A characteristic feature of host responses to helminth infections is the development of profound systemic and tissue-localised Type 2 immune responses that play critical roles in immunity, tissue repair and tolerance of the parasite at tissue sites. These same Type 2 responses are also seen in the tissue-associated immune-pathologies seen in asthma, atopic dermatitis and many forms of allergies. The recent identification of new subtypes of immune cells and cytokine pathways that influence both immune and non-immune cells and tissues creates the opportunity for reviewing helminth parasite-host responses in the context of tissue specific immunity. This review focuses on the new discoveries of the cells and cytokines involved in tissue specific immune responses to helminths and how these contribute to host immunity against helminth infection and allow the host to accommodate the presence of parasites when they cannot be eliminated.

Fig. 1. Hookworm life cycle.

Infective larvae (iL3) survive in warm humid environments. Upon contact with the human host, they penetrate the skin (1), migrate through the circulatory vasculature to the lung (2), where they molt, and are carried up by the trachea by the host muco-ciliary ladder and swallowed. Larvae are retained in the small intestine (3) where they develop to the adult stage, mate, and produce eggs. Eggs are released with the feces into the environment, they hatch, develop through three stages to the infective L3. This review will focus on the immune responses elicited in the skin, lungs and intestine by this and related parasites.
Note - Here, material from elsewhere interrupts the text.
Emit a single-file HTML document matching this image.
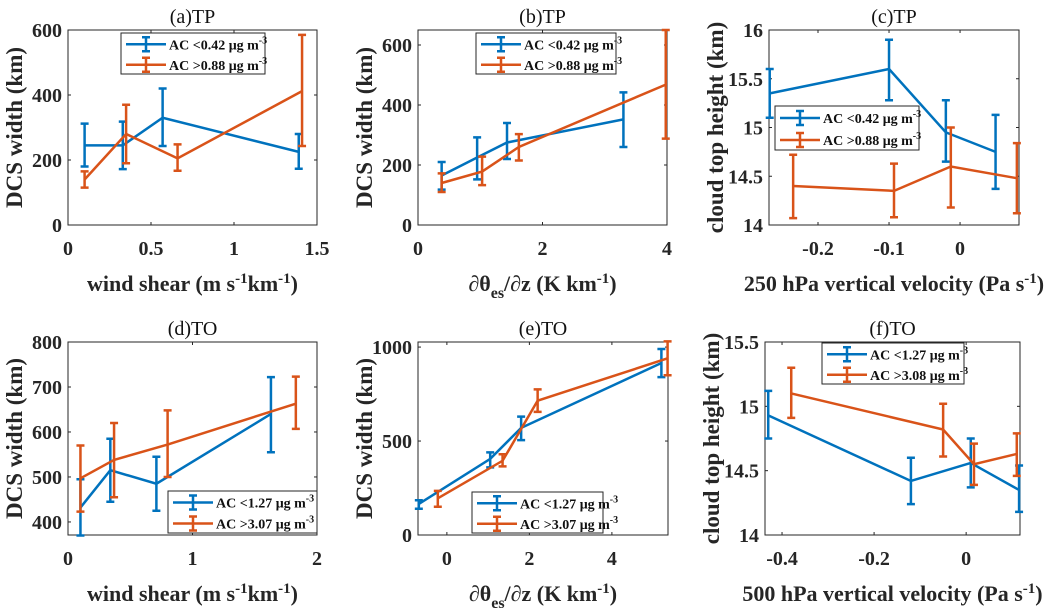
<!DOCTYPE html>
<html><head><meta charset="utf-8"><style>
body{margin:0;background:#fff;}
svg{display:block;}
text{font-family:"Liberation Serif","DejaVu Serif",serif;}
</style></head><body>
<svg id="fig" width="1056" height="616" viewBox="0 0 1056 616" font-family="Liberation Serif, serif"></svg>
<script>
// (a)
const aBx=[0.1,0.33,0.57,1.39], aBy=[245,245,330,225], aBlo=[180,172,243,173], aBhi=[312,318,420,280];
const aOx=[0.1,0.35,0.66,1.41], aOy=[140,280,205,412], aOlo=[115,190,167,243], aOhi=[165,370,248,585];
const aXt=[0,0.5,1,1.5], aYt=[0,200,400,600];
// (b)
const bBx=[0.38,0.95,1.43,3.3], bBy=[165,225,275,352], bBlo=[118,152,220,260], bBhi=[210,292,340,442];
const bOx=[0.38,1.03,1.62,3.98], bOy=[140,178,260,468], bOlo=[110,133,215,288], bOhi=[172,228,303,650];
const bXt=[0,2,4], bYt=[0,200,400,600];
// (c)
const cBx=[-0.268,-0.1,-0.02,0.05], cBy=[15.35,15.6,14.95,14.75], cBlo=[15.1,15.28,14.65,14.37], cBhi=[15.6,15.9,15.28,15.13];
const cOx=[-0.235,-0.093,-0.013,0.08], cOy=[14.4,14.35,14.6,14.48], cOlo=[14.07,14.08,14.18,14.12], cOhi=[14.72,14.63,15.0,14.84];
const cXt=[-0.2,-0.1,0], cYt=[14,14.5,15,15.5,16];
// (d)
const dBx=[0.1,0.34,0.71,1.63], dBy=[432,515,485,640], dBlo=[370,445,425,555], dBhi=[495,585,545,722];
const dOx=[0.1,0.37,0.8,1.83], dOy=[497,538,572,663], dOlo=[423,455,500,607], dOhi=[570,620,648,723];
const dXt=[0,1,2], dYt=[400,500,600,700,800];
// (e)
const eBx=[-0.68,1.05,1.8,5.2], eBy=[165,405,570,915], eBlo=[140,360,505,840], eBhi=[185,440,630,990];
const eOx=[-0.22,1.35,2.2,5.35], eOy=[195,395,715,940], eOlo=[150,365,655,850], eOhi=[235,430,775,1030];
const eXt=[0,2,4], eYt=[0,500,1000];
// (f)
const fBx=[-0.43,-0.12,0.01,0.115], fBy=[14.93,14.42,14.56,14.35], fBlo=[14.75,14.24,14.37,14.18], fBhi=[15.12,14.6,14.75,14.54];
const fOx=[-0.38,-0.05,0.017,0.11], fOy=[15.1,14.82,14.55,14.63], fOlo=[14.91,14.61,14.39,14.46], fOhi=[15.3,15.02,14.71,14.79];
const fXt=[-0.4,-0.2,0], fYt=[14,14.5,15,15.5];

const NS="http://www.w3.org/2000/svg";
const svg=document.getElementById('fig');
const BLUE="#0072BD", ORANGE="#D95319";
const FF='"Liberation Serif", serif';
function mk(tag,attrs,parent){const e=document.createElementNS(NS,tag);for(const k in attrs)e.setAttribute(k,attrs[k]);if(tag==='text'){e.setAttribute('font-family',FF);e.style.fontFamily=FF;}(parent||svg).appendChild(e);return e;}

function panel(id,L,R,T,B,xmin,xmax,ymin,ymax,xt,yt,title,ylab,xlabHTML,series,leg){
  const g=mk('g',{});
  
  
  const sx=v=>L+(v-xmin)/(xmax-xmin)*(R-L);
  const sy=v=>B-(v-ymin)/(ymax-ymin)*(B-T);
  const box=mk('rect',{x:L,y:T,width:R-L,height:B-T,fill:'none',stroke:'#262626','stroke-width':1},g);
  
  
  xt.forEach(v=>{const x=sx(v);
    mk('line',{x1:x,x2:x,y1:B,y2:B-3,stroke:'#262626'},g);mk('line',{x1:x,x2:x,y1:T,y2:T+3,stroke:'#262626'},g);
    const t=mk('text',{x:x,y:B+30,'text-anchor':'middle','font-size':20,'font-weight':'bold',fill:'#262626'},g);t.textContent=String(v);
    
    });
  yt.forEach(v=>{const y=sy(v);
    mk('line',{x1:L,x2:L+3,y1:y,y2:y,stroke:'#262626'},g);mk('line',{x1:R,x2:R-3,y1:y,y2:y,stroke:'#262626'},g);
    const t=mk('text',{x:L-6,y:y+7,'text-anchor':'end','font-size':20,'font-weight':'bold',fill:'#262626'},g);t.textContent=String(v);
    
    });
  const tt=mk('text',{x:(L+R)/2,y:T-7,'text-anchor':'middle','font-size':20,fill:'#111'},g);tt.textContent=title;
  
  
  const yl=mk('text',{x:0,y:0,'text-anchor':'middle','font-size':23,'font-weight':'bold',fill:'#262626',transform:`translate(${L-46},${(T+B)/2}) rotate(-90)`},g);yl.textContent=ylab;
  
  
  const xl=mk('text',{x:(L+R)/2,y:B+66,'text-anchor':'middle','font-size':22,'font-weight':'bold',fill:'#262626'},g);xl.innerHTML=xlabHTML;
  
  
  series.forEach(s=>{
    const sg=mk('g',{},g);
    
    
    const pts=s.x.map((v,i)=>sx(v)+','+sy(s.y[i])).join(' ');
    mk('polyline',{points:pts,fill:'none',stroke:s.c,'stroke-width':2.5},sg);
    s.x.forEach((v,i)=>{const x=sx(v),y1=sy(s.lo[i]),y2=sy(s.hi[i]);
      const eb=mk('path',{d:`M${x},${y1}V${y2}M${x-4},${y1}H${x+4}M${x-4},${y2}H${x+4}`,stroke:s.c,'stroke-width':2.5,fill:'none'},sg);
      
      });
  });
  const lg=mk('g',{},g);
  
  
  mk('rect',{x:leg[0],y:leg[1],width:leg[2]-leg[0],height:leg[3]-leg[1],fill:'#fff',stroke:'#262626','stroke-width':1},lg);
  const rh=(leg[3]-leg[1])/2;
  series.forEach((s,i)=>{const cy=leg[1]+rh*(i+0.5)+1;const x0=leg[0]+5;
    const e=mk('g',{},lg);
    
    
    mk('path',{d:`M${x0},${cy}H${x0+40}M${x0+20},${cy-7}V${cy+7}M${x0+16},${cy-7}H${x0+24}M${x0+16},${cy+7}H${x0+24}`,stroke:s.c,'stroke-width':2.5,fill:'none'},e);
    const t=mk('text',{x:x0+43,y:cy+5,'font-size':14,'font-weight':'bold',fill:'#111'},e);
    t.innerHTML=s.label+' μg m<tspan dy="-6" font-size="10">-3</tspan>';});
}
const wsLab='wind shear (m s<tspan dy="-8" font-size="15">-1</tspan><tspan dy="8">km</tspan><tspan dy="-8" font-size="15">-1</tspan><tspan dy="8">)</tspan>';
const thLab='∂θ<tspan dy="7" font-size="16">es</tspan><tspan dy="-7">/∂z (K km</tspan><tspan dy="-8" font-size="15">-1</tspan><tspan dy="8">)</tspan>';
const vvLab=p=>p+' hPa vertical velocity (Pa s<tspan dy="-8" font-size="15">-1</tspan><tspan dy="8">)</tspan>';

panel('a',68,317,30,225,0,1.5,0,600,aXt,aYt,'(a)TP','DCS width (km)',wsLab,
 [{name:'low-ac',x:aBx,y:aBy,lo:aBlo,hi:aBhi,c:BLUE,label:'AC &lt;0.42'},{name:'high-ac',x:aOx,y:aOy,lo:aOlo,hi:aOhi,c:ORANGE,label:'AC &gt;0.88'}],[121,33,265,74]);
panel('b',418,667,30,225,0,4,0,650,bXt,bYt,'(b)TP','DCS width (km)',thLab,
 [{name:'low-ac',x:bBx,y:bBy,lo:bBlo,hi:bBhi,c:BLUE,label:'AC &lt;0.42'},{name:'high-ac',x:bOx,y:bOy,lo:bOlo,hi:bOhi,c:ORANGE,label:'AC &gt;0.88'}],[476,33,616,74]);
panel('c',769,1019,30,225,-0.269,0.083,14,16,cXt,cYt,'(c)TP','cloud top height (km)',vvLab('250'),
 [{name:'low-ac',x:cBx,y:cBy,lo:cBlo,hi:cBhi,c:BLUE,label:'AC &lt;0.42'},{name:'high-ac',x:cOx,y:cOy,lo:cOlo,hi:cOhi,c:ORANGE,label:'AC &gt;0.88'}],[775,106,919,150]);
panel('d',68,317,342,535,0,2,371,800,dXt,dYt,'(d)TO','DCS width (km)',wsLab,
 [{name:'low-ac',x:dBx,y:dBy,lo:dBlo,hi:dBhi,c:BLUE,label:'AC &lt;1.27'},{name:'high-ac',x:dOx,y:dOy,lo:dOlo,hi:dOhi,c:ORANGE,label:'AC &gt;3.07'}],[168,491,317,533]);
panel('e',418,668,342,535,-0.70,5.36,0,1027,eXt,eYt,'(e)TO','DCS width (km)',thLab,
 [{name:'low-ac',x:eBx,y:eBy,lo:eBlo,hi:eBhi,c:BLUE,label:'AC &lt;1.27'},{name:'high-ac',x:eOx,y:eOy,lo:eOlo,hi:eOhi,c:ORANGE,label:'AC &gt;3.07'}],[472,492,603,533]);
panel('f',765,1020,342,535,-0.437,0.117,14,15.5,fXt,fYt,'(f)TO','cloud top height (km)',vvLab('500'),
 [{name:'low-ac',x:fBx,y:fBy,lo:fBlo,hi:fBhi,c:BLUE,label:'AC &lt;1.27'},{name:'high-ac',x:fOx,y:fOy,lo:fOlo,hi:fOhi,c:ORANGE,label:'AC &gt;3.08'}],[822,343,964,384]);
</script>
</body></html>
Fig. 2. Basophil responses in the skin.

Infective L3 penetrate the skin causing damage of the epithelial cells. Alarmins such as IL-33 and TSLP are released from damaged epithelial cells. Both IL-33 and TSLP can activate basophils, which can release IL-4. IL-4 is necessary for 1) the development of T_H2 cells and the release of IL-5 involved in eosinophil recruitment, and 2) B cell IgE class switching. Basophil activity is directed against the parasite upon binding of IgE through high affinity receptors and trapping infective larvae. TSLP together with IL-3 induces recruitment of basophils at the site of skin inflammation.

Fig. 3. Immune responses against invading parasite in the lung.

Hookworm larvae can cause extensive damage during the lung migratory phase. The release of IL-33 and IL-25, from damaged epithelial cells, and NMU from neurons drives the activation of ILC2s. Activated ILC2s release IL-5 and ACh, involved in eosinophils recruitment, and IL-13 that acts on goblet cells and increases mucus production. Both the presence of activated eosinophils and increased mucus production help with the killing and removal of parasites.

Fig. 4. Intestinal ILC2 activation during helminth infection.

Adult hookworm can establish chronic infection in the intestinal tract. Several factors contribute to the activation of intestinal ILC2s. IL-33 released from epithelial cells and from ATP-activated mast cell can directly activate ILC2s. IL-25 and leukotrienes (LTs) produced by tuft cells, and NMU by enteric neurons induce production of IL-13. IL-13 induces hyperplasia of goblet cells and mucus production, and it acts on progenitor intestinal cells to promote goblet cells and tuft cells development. In contrast, IL-33 released from DCs induces expansion of ST2⁺ T_REG that suppress ILC2s activation, reducing type 2 immune responses.